Recently, Roisin designed a Roman amphitheatre as part of a project on ancient Rome. Correction, recently Roisin and her mother designed an amphitheatre. Long after Roisin was asleep, her mother would be found toiling over the infernal contraption, caught up in a flurry of staplers, glue, heavy paper, ill temper and bad language.

Other children (and perhaps their parents) proved remarkably inventive, with one 10-year-old reproducing a Roman aqueduct complete with electricity and running water. Some 10-year-olds are very smart.

At a party the other night, the "project" was a major topic of conversation, with several mothers confessing candidly that they did all the research and construction themselves. Most of them justified this work "procedure" by saying that the children had "helped a lot" adding that the children had too much other homework to devote much time to the project.

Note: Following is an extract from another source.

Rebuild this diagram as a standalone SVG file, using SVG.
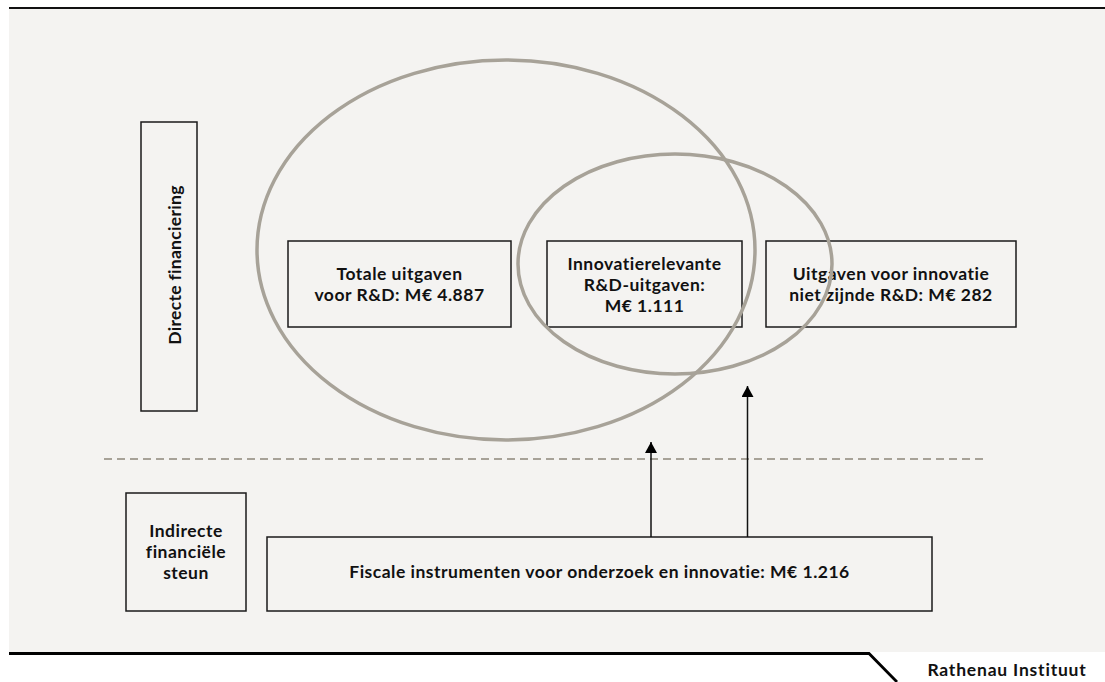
<svg xmlns="http://www.w3.org/2000/svg" width="1105" height="682" viewBox="0 0 1105 682">
<style>
.box{fill:none;stroke:#1a1a1a;stroke-width:1.5}
.ell{fill:none;stroke:#a7a298;stroke-width:3.5}
.t{font-family:Lato,"Liberation Sans",sans-serif;font-weight:700;font-size:17.5px;letter-spacing:0.5px;fill:#111;text-anchor:middle}
.conn{stroke:#111;stroke-width:1.5;fill:none}
</style>
<defs>
<marker id="ah" markerWidth="11" markerHeight="12" refX="11" refY="6" orient="auto" markerUnits="userSpaceOnUse" viewBox="0 0 11 12">
<path d="M0,0 L11,6 L0,12 Z" fill="#000"/>
</marker>
</defs>
<rect x="0" y="0" width="1105" height="682" fill="#ffffff"/>
<rect x="9" y="8" width="1096" height="644" fill="#f4f3f1"/>
<line x1="9" y1="8" x2="1105" y2="8" stroke="#111" stroke-width="2"/>
<polyline points="9,653.5 869,653.5 897,682" fill="none" stroke="#000" stroke-width="2.8"/>
<text x="1007" y="676" class="t" style="letter-spacing:0.8px">Rathenau Instituut</text>

<line x1="104" y1="459" x2="984" y2="459" stroke="#a7a298" stroke-width="2" stroke-dasharray="8,5"/>

<g id="node-directe">
<rect class="box" x="141" y="122" width="56" height="289"/>
<text class="t" transform="translate(181,265) rotate(-90)" style="letter-spacing:0.3px">Directe financiering</text>
</g>
<g id="node-indirecte">
<rect class="box" x="126" y="493" width="120" height="118"/>
<text class="t" x="186" y="537">Indirecte</text>
<text class="t" x="186" y="558">financiële</text>
<text class="t" x="186" y="579">steun</text>
</g>
<g id="node-totale">
<rect class="box" x="288" y="241" width="223" height="86"/>
<text class="t" x="399.5" y="280">Totale uitgaven</text>
<text class="t" x="399.5" y="301">voor R&amp;D: M€ 4.887</text>
</g>
<g id="node-innovatierelevant">
<rect class="box" x="547" y="241" width="195" height="86"/>
<text class="t" x="644.5" y="270">Innovatierelevante</text>
<text class="t" x="644.5" y="291">R&amp;D-uitgaven:</text>
<text class="t" x="644.5" y="312">M€ 1.111</text>
</g>
<g id="node-niet-rd">
<rect class="box" x="766" y="241" width="250" height="86"/>
<text class="t" x="891" y="280">Uitgaven voor innovatie</text>
<text class="t" x="891" y="301">niet zijnde R&amp;D: M€ 282</text>
</g>
<g id="node-fiscale">
<rect class="box" x="267" y="537" width="665" height="74"/>
<text class="t" x="599.5" y="578">Fiscale instrumenten voor onderzoek en innovatie: M€ 1.216</text>
</g>
<g id="ellipses">
<ellipse class="ell" cx="506" cy="250" rx="249" ry="190"/>
<ellipse class="ell" cx="675" cy="264" rx="157" ry="110"/>
</g>
<g id="connectors">
<line class="conn" x1="651" y1="537" x2="651" y2="442" marker-end="url(#ah)"/>
<line class="conn" x1="747.5" y1="537" x2="747.5" y2="386" marker-end="url(#ah)"/>
</g>
</svg>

If the project can seem designed to test parental powers of invention rather than those of the child, other aspects of dual-language homework can also prove challenging.

For example, the Italian system lays solid and sensible emphasis on the old-fashioned virtues of grammar and parsing. This is all very well until you come up against the complimento diretto and the complimento indiretto, with the latter a peculiar beast which has begat something like 12 different modalities.

For instance, in Italian maths, the decimal point is not a point but rather a comma and long division is . . . but that really is too long a story.

There are, of course, moments of consolation and compensation. Reading through Roisin's history book helps fill some yawning knowledge gaps. The other day, for example, I came across a reference to the illuminista Cesare Beccaria who as far back as 1764 in a book entitled Dei Delitte e delle Pene (Of Crimes and their Punishment) proposed the abolition of capital punishment. That led on to reflections on the deeply rooted nature of the contemporary widespread Italian rejection of capital punishment, a rejection often directed against the use of the death sentence in the US.

Well, at least, I learned something. I hope Roisin did, too.